On balance, a point up at 2.5-1.5 with just the top two boards remaining, Kingston still looked favourites. Unfortunately, with less than five minutes on his clock on move 20, Peter Lalić overlooked that Ali Hill could win a piece. Peter only had two pawns for it, but he always knows how to keep setting problems for his opponent, even in the most unpromising positions. The position below was reached at move 40, with Peter three points down according to Stockfish.

There followed: 40. Rb3 Ke7 41. Bc6 Rb8 42. Ke2 f6 (creating a key passed pawn) 43. gxf6+ Kxf6 44. Kd3 Kg5 45. Rb1 b3 46. Rg1+ Kf4. It’s now equal according to Stockfish, because Black has been playing actively with his king and has two passed pawns, while White has not made any progress.
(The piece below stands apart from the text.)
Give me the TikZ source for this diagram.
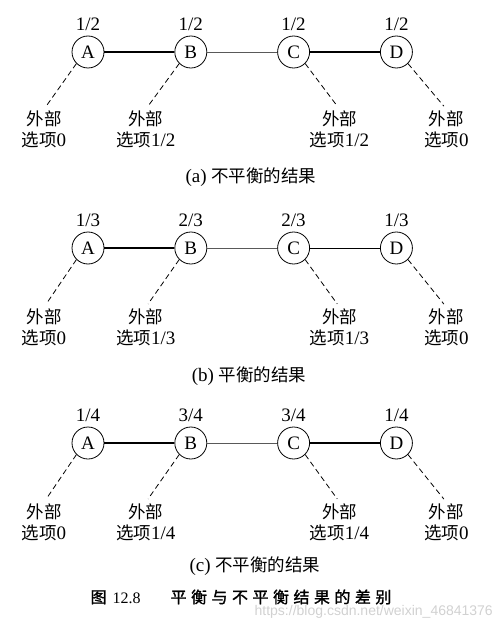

47. Rf1+ Kg3 48. Kc3 b2 49. Kc2 Kg2 50. Rb1 Kf3 51. Rxb2. Remarkably, Black now has winning chances.

Rxb2+ 52. Kxb2 g5 53. Kc3 g4 54. Bd7 g3 55. Bh3 g2. Here, 55…Kxe4 would have won, as Black wins the bishop for the g-pawn and then advances his e-pawn, subsequently winning White’s d-pawn, but Peter had only four seconds remaining. 56. Bxg2+ Kxg2 (now it’s a draw) 57. Kc4 Kf3 58. Kb5 Kxe4 59. Kc6 Kf5 60. Kxd6 e4 61. Kc7 e3 62. d6 e2 63. d7 e1=Q 64. d8=Q Qa5+ 65. Kc8 Qxd8+ 66. Kxd8 1/2-1/2 An amazing save by Peter under extreme time pressure.

Marco Gallana (left) and David Maycock fight out a thrilling final game on board 1 amid a sea of anxious faces

Thus the top-board game was left to decide the match and, possibly, the league: a fitting, and gripping, ending. Kingston only needed a draw to win the match and be Thames Valley champions. Both players were now playing on the 10-second increment. As the spectators clustered round, David was in theory (according to Stockfish analysis) completely lost, but Marco missed a difficult mating sequence and suddenly it was David who had the better chances.

In the position above David played 32. Rxg6 and Marco took the rook with his knight. Instead 32…Qxe3 would have led to mate in eight. Following 32…Nxg6. 33. Qg8+ Black’s king was pushed to the other side of the board. But, pressing for a win, David lashed out unnecessarily with his rook, and after a flurry of moves this position was reached:

With almost no time left, Gallana played 41…Qc3+ 42. Kc1 Qe1+ 43.Kb2 Qc3+ and the players agreed a draw. In fact, Black didn’t need to repeat. Ba3+ is winning when the king retreats to c1, and the move also works if White unpins the knight by taking shelter on b1: 44. Kb1 Ba3 and White only has 45. Rd6+ to prevent mate. But after both David and Marco had fought so hard to negotiate a knife-edge position on 10-second increments alone, it seemed an appropriate ending.

So Kingston had achieved a last gasp win by 3.5-2.5. A memorable way to win the Thames Valley title, in such a close match against the previous champions. Hammersmith were worthy opponents; Chris Skulte even kindly helped me to finish packing up the equipment.

We were quietly luxuriating in this achievement when, the following morning, Kingston chair Alan Scrimgour noticed on the Surrey chess website that Guildford 1 had beaten Wimbledon 1 5-3 the previous evening. As Wimbledon was the only club which could hypothetically catch us until then, their defeat meant that Kingston were not only Thames Valley but also Surrey Trophy champions.

Two titles in one evening, and the first time this has ever been achieved by Kingston in the same season (emulating Wimbledon, who won both in 2018). The last time Kingston were champions of Surrey was 1975 and the last time the club won the Thames Valley League was 1984. Two very long waits ended on the same evening in what may be Kingston’s greatest ever season.